Later this month, the British capital will also host two simultaneous international conferences, one on Afghanistan and the other on Yemen.

Tayler said that countries seeking to combat radicalization in Yemen would do well to learn from U.S. General Stanley McChrystal, NATO's top commander in Afghanistan.

To defeat the Taliban and keep al Qaeda from returning to Kabul, McChrystal has recommended that U.S. troops use "courageous restraint."

"At the end of the day, the success of this operation will be determined in the minds of the Afghan people," McChrystal said last month. "It's not the number of people you kill. It's the number of people you convince. It's the number of people that don't get killed. It's the number of houses that aren't destroyed."

As with Afghanistan, experts say there's no easy solution to countering al Qaeda in Yemen.

Joost Hiltermann, deputy program director with International Crisis Group's Middle East and North Africa arm, warned that military intervention could weaken the central government, allowing al Qaeda more free rein there.

"In a situation as fragile as in Yemen, to put a major external military force could be fatal," Hiltermann told CTV.ca. "The country may not be able to sustain it."

Complex problems

Yemen is a semi-mountainous country on the southern tip of the Arabian peninsula with a fast-growing population of some 22 million people.

One of the least developed countries outside sub-Saharan Africa, the UN Human Development Index estimates that 35 per cent of Yemenis live in poverty. Malnourishment is a common affliction for children and nearly half the population is illiterate.

Oil, which brings in three-quarters of the national income, is running out. Tourism was touted as a possible alternative revenue generator (Yemen houses four UNESCO heritage sites). But visitor numbers have dropped due to attacks on foreigners, and political instability.

About 150,000 people have been displaced by a civil war that has been raging intermittently near Saada, in the north of the country, since 2004. The Yemeni government has been accused of indiscriminate bombing in the conflict, which Hiltermann says "is clearly escalating."

In the south, a secessionist movement flared up last spring, bringing hundreds of thousands of protesters into the streets.

"The bottom line is, the country's in chaos," Tayler said. "There are no prospects for youth and most citizens are concerned about how to get the next meal."

As Yemen's troubles mount, President Ali Abdullah Saleh's government is losing more control. His reach, which doesn't extend to many parts of the country, is weakening further.

Marisa L. Porges, an international affairs fellow at the Council on Foreign Relations who advises on counterterrorism for the U.S. Department of Defense, travelled to Yemen in the fall.

"There are so many domestic problems that al Qaeda isn't a top priority," Porges said by phone from Washington.
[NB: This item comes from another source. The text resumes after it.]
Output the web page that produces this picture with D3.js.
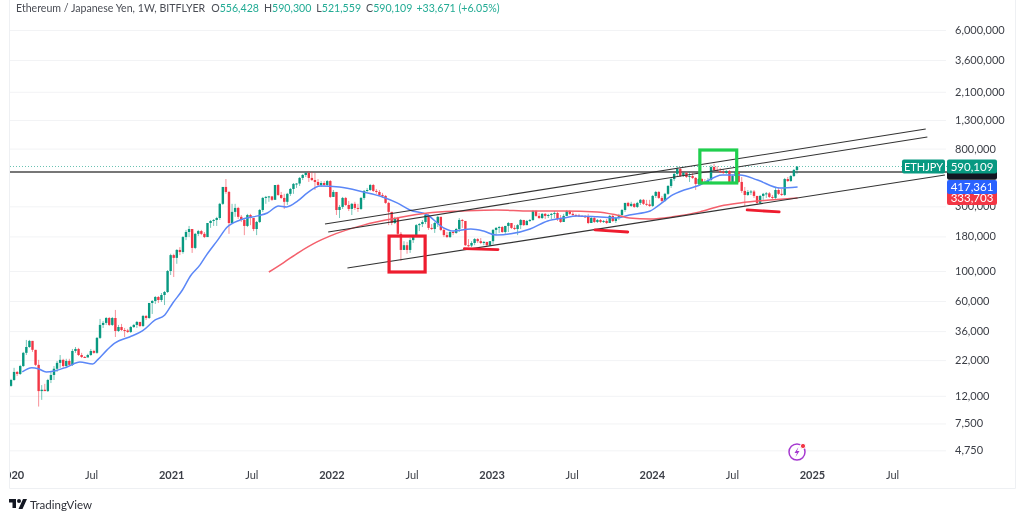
<!DOCTYPE html>
<html>
<head>
<meta charset="utf-8">
<script src="https://cdn.jsdelivr.net/npm/d3@7"></script>
<style>
	html, body { margin: 0; background: #fff; }
	svg { display: block; filter: blur(0.35px); }
	text { font-family: Lato, "Noto Sans", sans-serif; fill: #3b3e46; }
	.axis .domain { display: none; }
	.axis line { stroke: #f2f3f5; }
</style>
</head>
<body>
<svg id="chart" width="1024" height="520"></svg>
<script>
// weekly bars in thousand yen, first bar is the week of 2020-01-06
var firstOpen = 14.2;
var closes = [
	15.7,18.0,17.4,19.9,24.9,27.5,30.5,26.2,20.3,13.0,13.3,13.0,15.7,17.1,19.0,21.0,22.1,19.9,21.7,20.3,
	25.7,26.6,24.0,23.2,23.0,24.0,25.7,24.9,32.1,40.0,41.4,45.0,40.0,45.0,36.1,38.6,36.7,36.4,35.5,38.6,
	40.0,42.1,39.3,46.6,45.0,58.1,60.1,64.3,61.1,66.5,70.0,100,131,125,143,138,178,194,204,148,
	188,197,188,178,226,234,238,246,313,417,383,226,273,292,251,238,215,259,246,204,
	230,282,346,352,355,335,431,364,346,324,371,403,439,442,486,511,529,486,469,454,
	431,446,431,461,352,383,282,297,346,307,287,313,292,287,346,390,396,431,390,383,
	364,358,318,273,226,246,188,143,155,143,169,181,218,222,230,259,208,204,226,251,
	201,184,178,194,191,204,238,234,155,154,161,172,166,161,164,155,166,201,208,211,
	194,215,226,208,204,218,238,218,234,238,277,255,246,264,255,259,264,268,242,230,
	255,277,264,259,257,255,253,251,226,246,230,238,230,234,226,255,234,246,259,282,
	318,302,313,297,318,335,313,310,302,358,383,346,329,371,424,477,520,566,502,529,
	494,502,486,439,477,454,446,469,585,556,547,538,529,547,454,502,538,454,390,364,
	383,386,358,318,358,371,374,352,346,396,371,364,477,461,502,556.428,590.109
];
var highs = [
	16.0,19.3,18.3,20.3,25.3,31.0,31.0,30.5,26.2,22.1,14.4,14.7,16.0,18.0,19.9,21.7,24.0,22.5,22.5,22.5,
	26.6,27.5,27.1,24.9,23.6,24.5,26.6,26.2,32.6,44.3,42.8,45.8,45.8,45.8,51.6,40.0,40.7,38.0,37.4,39.3,
	40.7,42.8,42.1,47.4,47.4,58.1,61.1,65.4,65.4,68.8,71.2,101.7,134,134,145,150,181,201,215,204,
	191,201,201,194,226,238,242,251,318,417,477,390,313,313,297,259,246,264,264,246,
	234,287,352,358,358,358,431,439,383,371,377,410,446,446,494,520,538,547,538,529,
	477,461,461,469,469,396,383,307,352,352,329,318,324,313,352,396,410,439,439,403,
	396,377,364,324,273,251,251,194,166,164,175,184,222,226,238,264,264,222,230,255,
	251,208,194,197,197,208,246,242,234,172,166,175,175,175,166,161,166,204,211,215,
	215,215,230,226,218,222,242,238,238,242,282,282,268,268,268,264,268,277,273,259,
	264,282,282,273,264,264,259,259,264,251,251,242,242,238,242,259,259,251,264,287,
	318,324,324,318,324,340,340,335,335,364,390,390,358,377,431,486,529,595,585,538,
	538,538,529,494,486,486,477,486,606,618,595,575,566,556,556,511,556,547,494,417,
	396,396,396,358,364,377,383,383,364,417,410,403,486,494,511,566,590.3
];
var lows = [
	14.0,15.5,16.8,17.1,19.6,24.0,27.1,25.3,19.9,10.0,11.2,13.0,12.8,14.9,15.7,18.0,19.3,19.3,19.3,19.9,
	19.9,24.9,23.6,22.8,22.8,23.2,23.6,24.5,24.5,31.5,38.0,40.0,39.3,39.3,32.6,35.5,36.1,32.6,34.9,34.9,
	38.0,38.0,38.6,38.6,43.5,44.3,48.2,57.1,58.1,59.1,56.1,68.8,93.4,90.3,113,131,134,169,178,136,
	145,181,184,175,178,208,215,215,238,307,371,188,222,251,242,230,184,211,218,197,
	184,226,273,313,324,329,340,358,340,287,307,358,371,410,424,469,494,454,461,396,
	417,417,424,424,346,352,259,246,287,302,277,259,282,273,282,335,383,390,383,371,
	358,346,313,218,218,222,181,119,143,134,136,161,181,197,211,222,201,201,191,211,
	197,178,175,175,184,188,194,208,153,150,150,155,161,158,155,153,153,158,184,191,
	191,188,194,204,201,184,204,215,218,230,234,251,242,242,242,246,242,246,234,226,
	230,255,259,255,251,251,251,246,222,226,226,226,226,226,222,226,230,226,238,255,
	273,297,297,292,292,307,307,302,297,297,346,340,318,324,364,410,461,502,494,494,
	486,454,477,396,431,446,439,439,454,547,542,529,520,520,446,439,494,446,377,302,
	358,364,346,307,313,335,346,346,340,340,364,358,358,454,454,494,521.559
];

// moving averages: decimal year, thousand yen
var blueYears = [2020.07,2020.13,2020.17,2020.22,2020.27,2020.35,2020.43,2020.51,2020.54,2020.60,2020.65,2020.74,2020.82,2020.90,2020.96,2021.01,2021.07,2021.12,2021.18,2021.22,2021.29,2021.35,2021.43,2021.54,2021.60,2021.67,2021.72,2021.79,2021.85,2021.93,2022.05,2022.20,2022.32,2022.41,2022.49,2022.60,2022.70,2022.76,2022.87,2022.95,2023.03,2023.12,2023.24,2023.35,2023.45,2023.53,2023.66,2023.78,2023.86,2023.99,2024.03,2024.13,2024.30,2024.44,2024.55,2024.66,2024.80,2024.91];
var blueValues = [18.0,19.3,19.0,18.0,18.3,19.6,21.3,20.6,22.1,26.2,29.5,32.6,36.1,43.5,47.4,58.1,72.4,91.9,111,131,169,211,238,255,268,302,297,329,377,424,417,383,352,318,282,259,208,197,204,197,184,188,204,234,246,255,251,246,259,277,297,364,431,511,511,469,410,417.361];
var redYears = [2021.61,2021.70,2021.80,2021.91,2021.99,2022.20,2022.41,2022.60,2022.82,2023.03,2023.24,2023.45,2023.66,2023.78,2023.86,2023.99,2024.13,2024.30,2024.43,2024.55,2024.76,2024.91];
var redValues = [98.3,115,138,164,181,218,246,268,277,282,277,277,273,259,246,242,251,273,302,318,335,346];

// drawn on the chart by hand
var levelPrice = 537;
var lastPrice = 590.109;
var trendLines = [
	[2021.96, 222, 2025.71, 1117],
	[2021.98, 194, 2025.72, 975],
	[2022.10, 105.2, 2025.83, 511]
];
var boxes = [
	{x0: 2022.36, x1: 2022.585, top: 181, bottom: 98.3, color: '#ee1c2e'},
	{x0: 2024.30, x1: 2024.53, top: 781, bottom: 446, color: '#20cf4e'}
];
var underlines = [
	[2022.83, 146, 2023.04, 144],
	[2023.645, 201, 2023.85, 194],
	[2024.595, 282, 2024.795, 273]
];

var priceTicks = [6000, 3600, 2100, 1300, 800, 300, 180, 100, 60, 36, 22, 12, 7.5, 4.75];
var timeTicks = [2020, 2020.5, 2021, 2021.5, 2022, 2022.5, 2023, 2023.5, 2024, 2024.5, 2025, 2025.5];
var priceTags = [
	{price: 346, label: '333,703', color: '#f23645'},
	{price: 417.361, label: '417,361', color: '#2962ff'},
	{price: 530, label: '', color: '#131722'},
	{price: 590.109, label: '590,109', color: '#089981'}
];

//- - - - - - - - - - - - - - - - - - - - - - - - - - - - - - - - - - - - - - -

var upColor = '#089981', downColor = '#f23645';
var left = 10, right = 950, gridRight = 946, bottom = 463;

var svg = d3.select('#chart');
var x = d3.scaleLinear().domain([2020, 2025]).range([11, 812]);
var y = d3.scaleLog().domain([100, 6000]).range([271, 30]);

var bars = closes.map(function (c, i) {
	return {
		year: 2020 + i * 7 / 365.25,
		open: i ? closes[i - 1] : firstOpen,
		close: c,
		high: highs[i],
		low: lows[i]
	};
});

svg.append('clipPath').attr('id', 'plot')
	.append('rect')
	.attr('x', left).attr('y', 0)
	.attr('width', right - left).attr('height', 520);

//- - - - - - - - - - - - - - - - - - - - - - - - - - - - - - - - - - - - - - -

var timeAxis = svg.append('g')
	.attr('class', 'axis')
	.attr('clip-path', 'url(#plot)')
	.attr('transform', 'translate(0,' + bottom + ')')
	.call(d3.axisBottom(x)
		.tickValues(timeTicks)
		.tickSize(-bottom)
		.tickPadding(8)
		.tickFormat(function (d) { return d % 1 ? 'Jul' : d; }));

timeAxis.selectAll('text')
	.attr('font-size', 11)
	.style('font-weight', function (d) { return d % 1 ? 400 : 700; });

var priceAxis = svg.append('g')
	.attr('class', 'axis')
	.attr('transform', 'translate(' + gridRight + ',0)')
	.call(d3.axisRight(y)
		.tickValues(priceTicks)
		.tickSize(-(gridRight - left))
		.tickPadding(9)
		.tickFormat(function (d) { return d3.format(',')(d * 1000); }));

priceAxis.selectAll('text').attr('font-size', 11);

svg.append('path')
	.attr('d', 'M' + (left - 0.5) + ',0 V488.5 H1015.5 V0')
	.attr('fill', 'none')
	.attr('stroke', '#eef0f3');

//- - - - - - - - - - - - - - - - - - - - - - - - - - - - - - - - - - - - - - -

var plot = svg.append('g').attr('clip-path', 'url(#plot)');

plot.append('line')
	.attr('x1', left).attr('x2', right)
	.attr('y1', y(lastPrice)).attr('y2', y(lastPrice))
	.attr('stroke', upColor)
	.attr('stroke-width', 1)
	.attr('stroke-dasharray', '1 2')
	.attr('opacity', 0.6);

plot.append('line')
	.attr('x1', left).attr('x2', right)
	.attr('y1', y(levelPrice)).attr('y2', y(levelPrice))
	.attr('stroke', '#4a4a4a')
	.attr('stroke-width', 1.6);

var candles = plot.append('g').selectAll('g')
	.data(bars)
	.enter()
	.append('g')
	.attr('fill', function (d) { return d.close >= d.open ? upColor : downColor; });

candles.append('rect')
	.attr('x', function (d) { return x(d.year) - 0.5; })
	.attr('width', 1)
	.attr('y', function (d) { return y(d.high); })
	.attr('height', function (d) { return y(d.low) - y(d.high); })
	.attr('opacity', 0.55);

candles.append('rect')
	.attr('x', function (d) { return x(d.year) - 1.2; })
	.attr('width', 2.4)
	.attr('y', function (d) { return y(Math.max(d.open, d.close)); })
	.attr('height', function (d) { return Math.max(1, Math.abs(y(d.open) - y(d.close))); });

function maLine(years)
{
	return d3.line()
		.x(function (d, i) { return x(years[i]); })
		.y(function (d) { return y(d); })
		.curve(d3.curveMonotoneX);
}

plot.append('path')
	.attr('d', maLine(blueYears)(blueValues))
	.attr('fill', 'none')
	.attr('stroke', '#5b87f7')
	.attr('stroke-width', 1.5);

plot.append('path')
	.attr('d', maLine(redYears)(redValues))
	.attr('fill', 'none')
	.attr('stroke', '#f4606c')
	.attr('stroke-width', 1.5);

plot.selectAll('.trend')
	.data(trendLines)
	.enter()
	.append('line')
	.attr('class', 'trend')
	.attr('x1', function (d) { return x(d[0]); })
	.attr('y1', function (d) { return y(d[1]); })
	.attr('x2', function (d) { return x(d[2]); })
	.attr('y2', function (d) { return y(d[3]); })
	.attr('stroke', '#333')
	.attr('stroke-width', 1.1);

plot.selectAll('.box')
	.data(boxes)
	.enter()
	.append('rect')
	.attr('class', 'box')
	.attr('x', function (d) { return x(d.x0); })
	.attr('y', function (d) { return y(d.top); })
	.attr('width', function (d) { return x(d.x1) - x(d.x0); })
	.attr('height', function (d) { return y(d.bottom) - y(d.top); })
	.attr('fill', 'none')
	.attr('stroke', function (d) { return d.color; })
	.attr('stroke-width', 3.2);

plot.selectAll('.underline')
	.data(underlines)
	.enter()
	.append('line')
	.attr('class', 'underline')
	.attr('x1', function (d) { return x(d[0]); })
	.attr('y1', function (d) { return y(d[1]); })
	.attr('x2', function (d) { return x(d[2]); })
	.attr('y2', function (d) { return y(d[3]); })
	.attr('stroke', '#ee1c2e')
	.attr('stroke-width', 2.8)
	.attr('stroke-linecap', 'round');

//- - - - - - - - - - - - - - - - - - - - - - - - - - - - - - - - - - - - - - -

var tags = svg.selectAll('.tag')
	.data(priceTags)
	.enter()
	.append('g')
	.attr('class', 'tag')
	.attr('transform', function (d) { return 'translate(947,' + y(d.price) + ')'; });

tags.append('rect')
	.attr('x', 0).attr('y', -7)
	.attr('width', 50).attr('height', 14)
	.attr('rx', 2)
	.attr('fill', function (d) { return d.color; });

tags.append('text')
	.attr('x', 25).attr('y', 4)
	.attr('text-anchor', 'middle')
	.attr('font-size', 11.5)
	.style('fill', '#fff')
	.text(function (d) { return d.label; });

var symbolTag = svg.append('g')
	.attr('transform', 'translate(902,' + y(lastPrice) + ')');

symbolTag.append('rect')
	.attr('x', 0).attr('y', -7)
	.attr('width', 43).attr('height', 14)
	.attr('rx', 2)
	.attr('fill', upColor);

symbolTag.append('text')
	.attr('x', 21.5).attr('y', 4)
	.attr('text-anchor', 'middle')
	.attr('font-size', 11)
	.style('fill', '#fff')
	.text('ETHJPY');

//- - - - - - - - - - - - - - - - - - - - - - - - - - - - - - - - - - - - - - -

var title = svg.append('text')
	.attr('x', 16).attr('y', 11.5)
	.attr('font-size', 10.6);

var titleParts = [
	['Ethereum / Japanese Yen, 1W, BITFLYER', '#4a4d55', 0],
	['O', '#4a4d55', 6], ['556,428', '#22ab94', 0],
	['H', '#4a4d55', 5], ['590,300', '#22ab94', 0],
	['L', '#4a4d55', 5], ['521,559', '#22ab94', 0],
	['C', '#4a4d55', 5], ['590,109', '#22ab94', 0],
	['+33,671 (+6.05%)', '#22ab94', 4]
];

title.selectAll('tspan')
	.data(titleParts)
	.enter()
	.append('tspan')
	.attr('dx', function (d) { return d[2]; })
	.style('fill', function (d) { return d[1]; })
	.text(function (d) { return d[0]; });

var flash = svg.append('g').attr('transform', 'translate(797,452)');

flash.append('circle')
	.attr('r', 8)
	.attr('fill', '#fff')
	.attr('stroke', '#a63ad0')
	.attr('stroke-width', 1.5);

flash.append('path')
	.attr('d', 'M1.5,-5 L-2.5,1 L0,1 L-1.5,5 L2.5,-1 L0,-1 Z')
	.attr('fill', '#a63ad0');

flash.append('circle')
	.attr('cx', 6).attr('cy', -6)
	.attr('r', 2.6)
	.attr('fill', '#f23645')
	.attr('stroke', '#fff');

var logo = svg.append('g').attr('transform', 'translate(9,498)');

logo.append('path')
	.attr('d', 'M0,1 H7 V10 H3.5 V4.5 H0 Z M14,1 H18 L13.5,11 H9.5 Z')
	.attr('fill', '#131722');

logo.append('circle')
	.attr('cx', 10).attr('cy', 3)
	.attr('r', 2)
	.attr('fill', '#131722');

svg.append('text')
	.attr('x', 30).attr('y', 509)
	.attr('font-size', 11.5)
	.style('fill', '#2e3038')
	.text('TradingView');
</script>
</body>
</html>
"In private conversations, many officials say 'we're already there -- the state has failed.'" she added. "This is the pervading sense now."

Confronting al Qaeda

AQAP launched several attacks last year, including an attempt to assassinate Saudi Arabia's counterterrorism chief, Prince Mohammed bin Nayef, and two attacks against South Korean tourists and dignitaries -- all using suicide bombers.

But the attempted Dec. 25 airliner attack seems to represent the group's first plot against a target outside the region.

While that incident focused the international community's attention on AQAP, experts say it will be hard if not impossible to keep such groups off Yemeni territory without addressing the country's other problems.

Jane Novak, an American analyst and expert on Yemen, warned that President Saleh may simply use military aid from the U.S. to oppress his opponents, while the country goes down.

"It's such a complex situation," she said. "It's very difficult in Yemen to find anyone there to work with."

Convincing Saleh, who has ruled the country for three decades, to implement political reforms could help make the country less hospitable for terrorist groups by boosting loyalty to the government, Novak said.

"Basically in Yemen they consider (the Saleh regime) a tyranny, and an incompetent one as well," she said. "To reduce the instability, the ungoverned regions, they need to somehow force power-sharing and the respect for civil rights."

Tayler echoed that view, saying policies that reduce oppression and boost faith in the government are needed to fight al Qaeda there effectively.

"You need a holistic approach," Tayler said. "Otherwise, the counterterrorism policy will simply backfire -- whether it's Pakistan, whether it's Yemen, whether it's Afghanistan."